Ma era una visione che richiedeva moltissimo coraggio e sopratutto un’esatta coscienza diffusa della missione storica a cui si era chiamati. Questo coraggio e questa chiarezza ideale sono mancate. Con il sostegno al governo Monti, che poteva anche essere tatticamente compreso, ma che doveva durare di meno e doveva essere spiegato meglio. Con le primarie che hanno portato a ricadere in falsi dibattiti su un “rinnovamento” di persone ma non di idee. Con una campagna elettorale in cui il nemico è ritornato ad essere il vecchio, logoro Berlusconi. Bisogna scegliersi il proprio nemico. La sinistra aveva la possibilità di scegliersi un grande nemico, un nemico metafisico: il neoliberismo. Si è invece scelta un nemico da operetta.

Questo ci conduce alla sconfitta e all’affermazione di Grillo. Anche qui eravamo di fronte a un segnale, certo. Ma quel segnale si poteva interpretare in due modi. O nel modo più banale, come un voto “contro i partiti”, oppure come un voto contro la crisi, l’austerità e le misure del governo Monti dettate dall’Europa a guida tedesca, per l’affermazione di una diversa idea di Europa. L’idea di coinvolgere Grillo in un governo era l’idea giusta. Ma in questi casi ciò che conta, ancora prima delle alleanze, è il senso politico dell’alleanza. Paradossalmente persino un governo con Berlusconi sarebbe stato positivo se impostato su un programma di contestazione del fiscal compact e dei vincoli europei. Il voto è stato invece interpretato nel modo più semplice, segnando la vittoria di Grillo, prima di tutto sul piano ideologico.

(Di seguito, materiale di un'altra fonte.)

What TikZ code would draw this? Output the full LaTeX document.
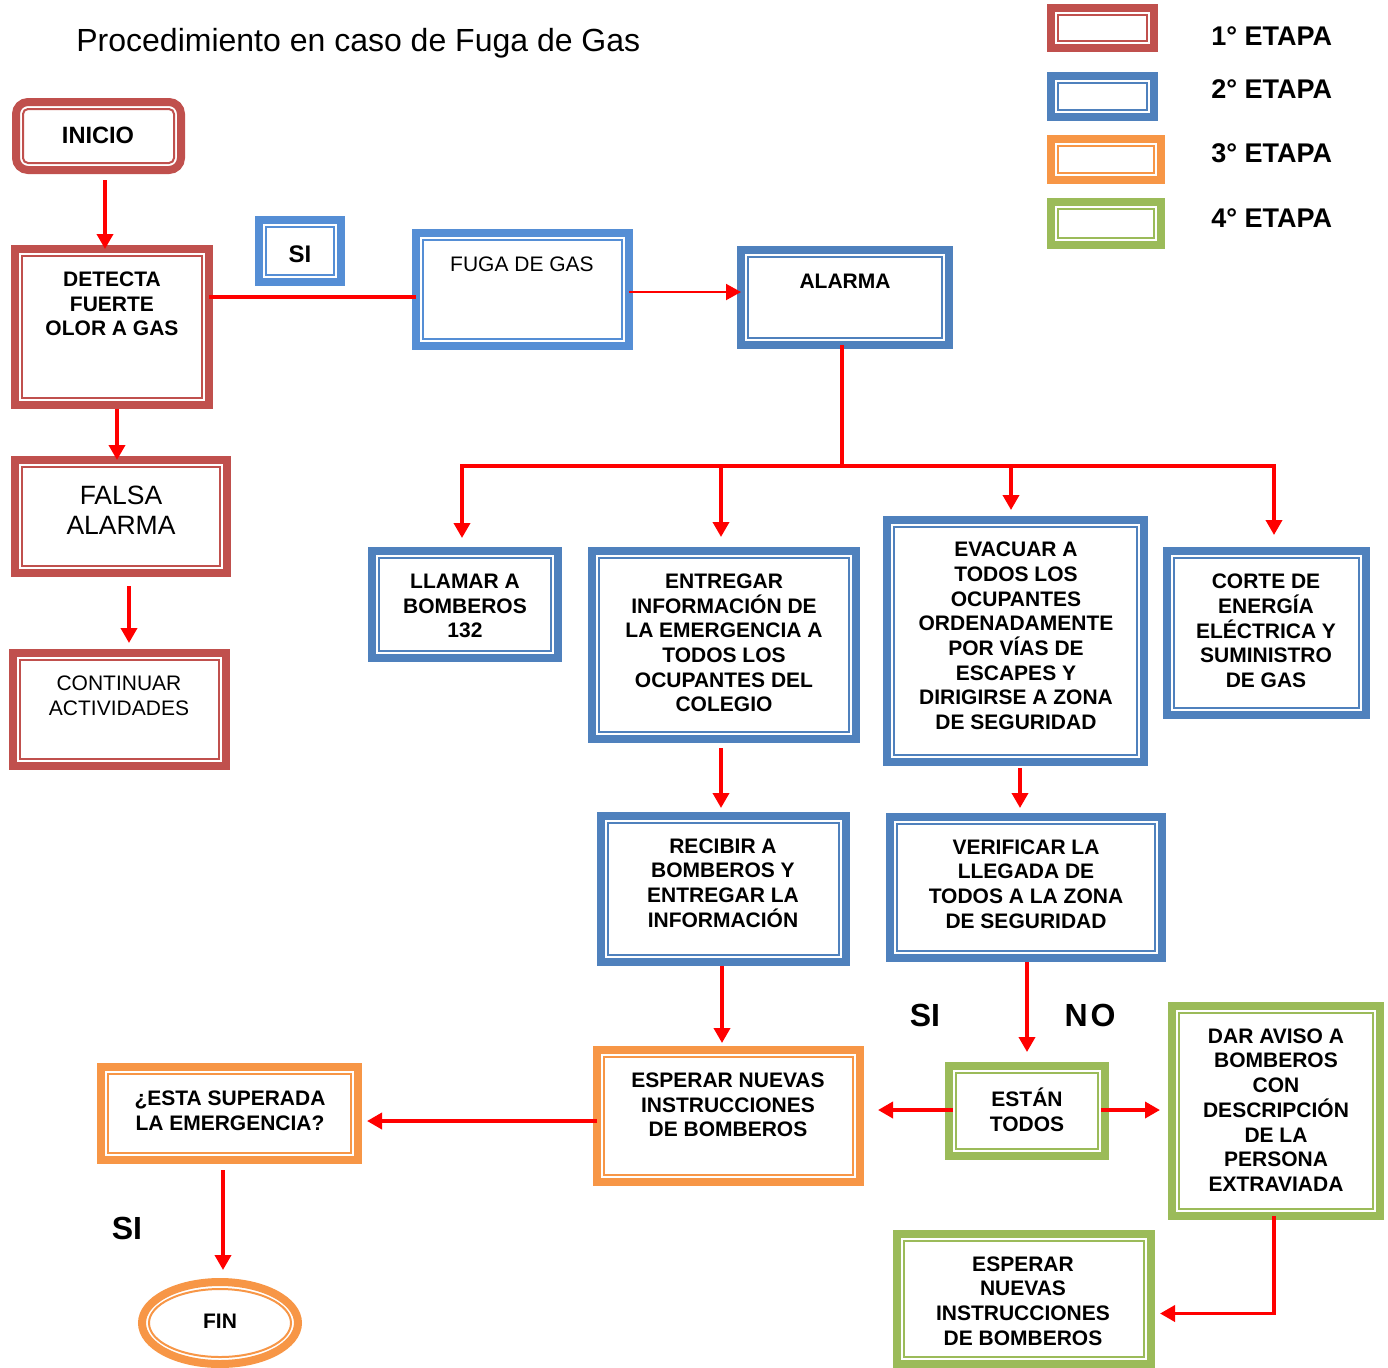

Per questo Marini era la scelta sbagliata: non perchè esponente della “vecchia” politica, ma perchè caldo sostenitore dell’alleanza PD-Monti. E per questo richiamarsi alla fedeltà ad un partito che aveva smarrito la bussola ideale originaria era fuorviante. Il centralismo democratico, in mancanza di un’unità ideale diventa dittatura sulle minoranze.

Ed è per questo che la sinistra è in crisi. Ancora prima di essere in crisi di preferenze, il problema della sinistra è di non sapere chi è. Riscoprirlo è possibile ma richiede un lungo percorso. E richiede di prendere nuovamente sul serio parole come “riflessione”, “teoria”, “pensiero”.